Now, I will describe the heuristics and optimizations I have used in this code one by one.

First point which should come to your mind is that, this is basically a partial insertion sort kind of problem. i.e. given ranked and one instance of the player's score, you just have to check from the left to right of the ranks and check where the score fits; i.e. what is the index where ranked[i] is more than the score and ranked[i+1] is less than the score.

I followed this logic and created one implementation. Result was that I got timeout error in 4/12 cases. Why?

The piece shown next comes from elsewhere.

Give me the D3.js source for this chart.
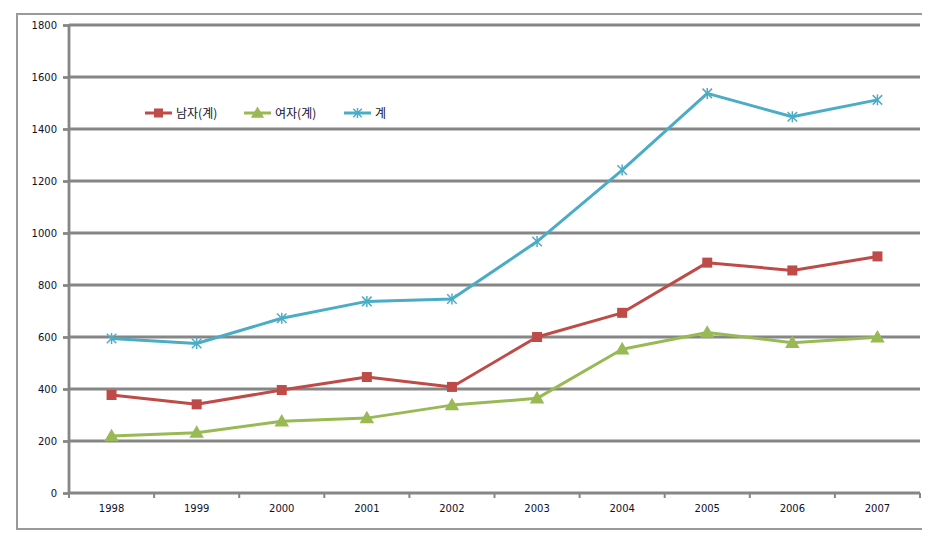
<!DOCTYPE html>
<html><head><meta charset="utf-8">
<script src="https://cdn.jsdelivr.net/npm/d3@7"></script>
<style>body{margin:0;background:#fff}svg{display:block}</style>
</head><body>
<svg id="c" width="935" height="542"></svg>
<script>
const years = ["1998","1999","2000","2001","2002","2003","2004","2005","2006","2007"];
const male = [377, 341, 396, 446, 408, 600, 693, 886, 856, 910];
const female = [219, 232, 276, 288, 338, 364, 553, 617, 578, 599];
const total = [594, 575, 672, 737, 746, 967, 1242, 1537, 1447, 1512];
const seriesNames = ["남자(계)", "여자(계)", "계"];
const yTicks = [0, 200, 400, 600, 800, 1000, 1200, 1400, 1600, 1800];

const series = [
  {name: seriesNames[0], values: male, color: "#be4b48", marker: "square"},
  {name: seriesNames[1], values: female, color: "#98b954", marker: "triangle"},
  {name: seriesNames[2], values: total, color: "#4bacc6", marker: "star"}
];

const svg = d3.select("#c");
const L = 69, R = 920, T = 25, B = 493;
const x = d3.scaleBand().domain(years).range([L, R]);
const y = d3.scaleLinear().domain([0, 1800]).range([B, T]);
const grid = "#868686";
const font = "'DejaVu Sans', Verdana, sans-serif";

// outer border (top, left, bottom)
svg.append("path").attr("d", "M922,14 L17,14 L17,529 L922,529")
  .attr("fill", "none").attr("stroke", "#9a9a9a").attr("stroke-width", 2);

// gridlines
svg.append("g").selectAll("line").data(yTicks.filter(d => d > 0)).join("line")
  .attr("x1", L).attr("x2", R).attr("y1", d => y(d)).attr("y2", d => y(d))
  .attr("stroke", grid).attr("stroke-width", 2.8);

// y axis
const ya = svg.append("g").attr("transform", `translate(${L},0)`)
  .call(d3.axisLeft(y).tickValues(yTicks).tickSize(6).tickPadding(6).tickFormat(d3.format("d")));
ya.select(".domain").attr("stroke", grid).attr("stroke-width", 2.8).attr("d", `M0,${T}V${B}`);
ya.selectAll(".tick line").attr("stroke", grid).attr("stroke-width", 2.8);
ya.selectAll("text").attr("font-family", font).attr("font-size", 10).attr("fill", "#10102a");

// x axis
const xa = svg.append("g").attr("transform", `translate(0,${B})`)
  .call(d3.axisBottom(x).tickSize(0).tickPadding(12));
xa.select(".domain").attr("stroke", grid).attr("stroke-width", 2.8).attr("d", `M${L},0H${R}`);
xa.selectAll("text").attr("font-family", font).attr("font-size", 10).attr("fill", "#10102a");
const bounds = years.map(d => x(d)).concat([R]);
xa.append("g").selectAll("line").data(bounds).join("line")
  .attr("x1", d => d).attr("x2", d => d).attr("y1", 0).attr("y2", 5)
  .attr("stroke", grid).attr("stroke-width", 2);

const cx = d => x(d) + x.bandwidth() / 2;
const line = d3.line().x(d => cx(d[0])).y(d => y(d[1]));

function marker(g, type, color, px, py, s) {
  if (type === "square") {
    g.append("rect").attr("x", px - s/2).attr("y", py - s/2).attr("width", s).attr("height", s)
      .attr("fill", color);
  } else if (type === "triangle") {
    g.append("path").attr("d", d3.symbol(d3.symbolTriangle, s * s * 0.75)())
      .attr("transform", `translate(${px},${py + 1})`).attr("fill", color);
  } else {
    g.append("path").attr("d", d3.symbol(d3.symbolTimes, s * s * 0.5)())
      .attr("transform", `translate(${px},${py})`).attr("fill", "none").attr("stroke", color).attr("stroke-width", 1.5);
    g.append("line").attr("x1", px).attr("x2", px).attr("y1", py - s/2).attr("y2", py + s/2)
      .attr("stroke", color).attr("stroke-width", 1.5);
  }
}

series.forEach(s => {
  const pts = years.map((yr, i) => [yr, s.values[i]]);
  const g = svg.append("g");
  g.append("path").attr("d", line(pts)).attr("fill", "none").attr("stroke", s.color)
    .attr("stroke-width", 3).attr("stroke-linejoin", "round");
  pts.forEach(p => marker(g, s.marker, s.color, cx(p[0]), y(p[1]), s.marker === "square" ? 10 : 11));
});

// legend
const legX = [145, 244, 344];
series.forEach((s, i) => {
  const g = svg.append("g");
  const ly = 113;
  g.append("line").attr("x1", legX[i]).attr("x2", legX[i] + 27).attr("y1", ly).attr("y2", ly)
    .attr("stroke", s.color).attr("stroke-width", 3);
  marker(g, s.marker, s.color, legX[i] + 13.5, ly, s.marker === "square" ? 9 : 10);
  g.append("text").attr("x", legX[i] + 31).attr("y", ly + 4.5).text(s.name)
    .attr("font-family", "'Noto Sans CJK KR', sans-serif").attr("font-size", 12).attr("fill", "#10102a");
});
</script>
</body></html>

The reason is basically we end up missing two key points in such a solution. One is that if you surf from left to right, you keep running more; as the player is supposed to rise in ranking. So the first point to note is that, 

the checking starts from the last rank.

So the changed heuristic will be to basically check from the end; and log the number where first time ranked[i] is more than the score we are checking with. Now here is a common edge-case; which is that ranked[i] can be also equal to the score; and in such a case you get to assign a different rank to the score than the unequal case. This is why we have the following if blocks in the code.

if play<ranks[i]:
   vals.append(i+2)
   break

if play == ranks[i]:

   vals.append(i+1)

   break

The other important point is that, as we know that the score is increasing, so there is no meaning to start the search everytime from bottom. We should start the search from where we left last time. With a handling of few edge-cases, the code for that turns out in doing this. 

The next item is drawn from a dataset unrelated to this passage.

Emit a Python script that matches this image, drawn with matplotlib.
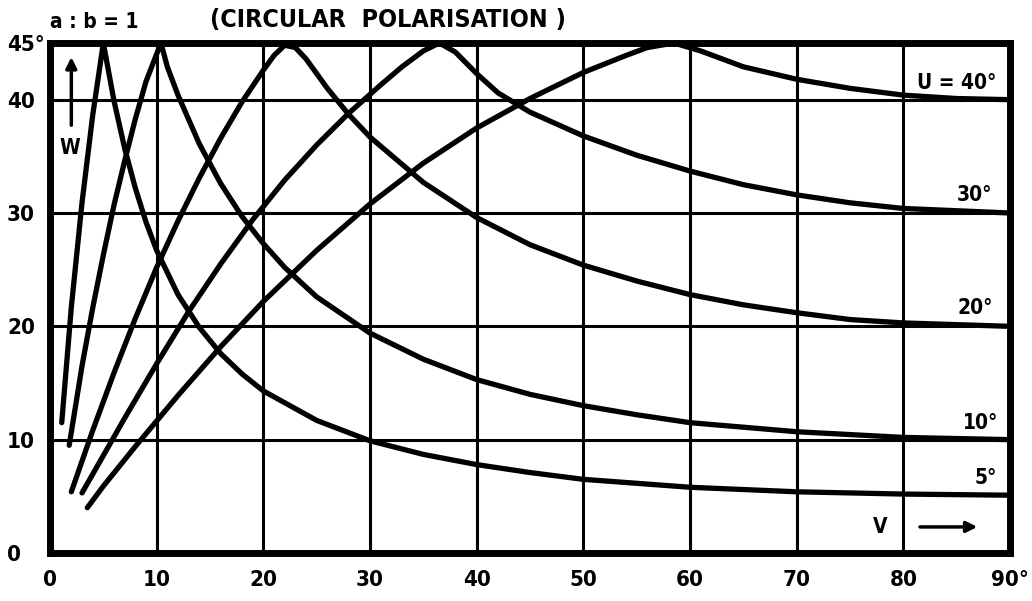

Now, still a few edge cases and a good optimization is left. One edge case is that if the score is more than all the scores in leaderboard, than in current format we will have to parse quite a few numbers in the leaderboard to get to the top of it. To stop this waste of computation steps, we add a check in the beginning. 

if play<ranks[-1]:
    vals.append(rank_len+1)
    continue
if play>=ranks[0]:
    vals.append(1)
    continue
if play>=ranks[1]:
    vals.append(2)
    continue

We extend this to checking for top 3 numbers and add this in the beginning.  Now, after putting all these changes, still I was getting 2 test cases timeout. Made me think, what is it that I am missing?

So as you might have guessed, we have repeated numbers in the ranked. So what I was doing was that I would initiate a list; and add ranks one by one by checking whether that number is even in the link. But this ends up creating lots of checks once we get into longer ranked list. So what is the easy thing to cut the number here? think for a minute if you want.

Yes, you got it right. As of dense ranking, even if the next number we are adding, can only be equal to the last number in the added unique rank's list. So I can just check if the new number is equal to the last number in the list and add if it is not. 

    for rank in ranked:

        if len(ranks) == 0:

            ranks.append(rank)

        elif rank ==ranks[-1]:

            pass

        else:

            ranks.append(rank)

This cleared the final 2 test cases and I achieved the score.

Thanks for reading! and I will come back tomorrow with more of these simple code posts!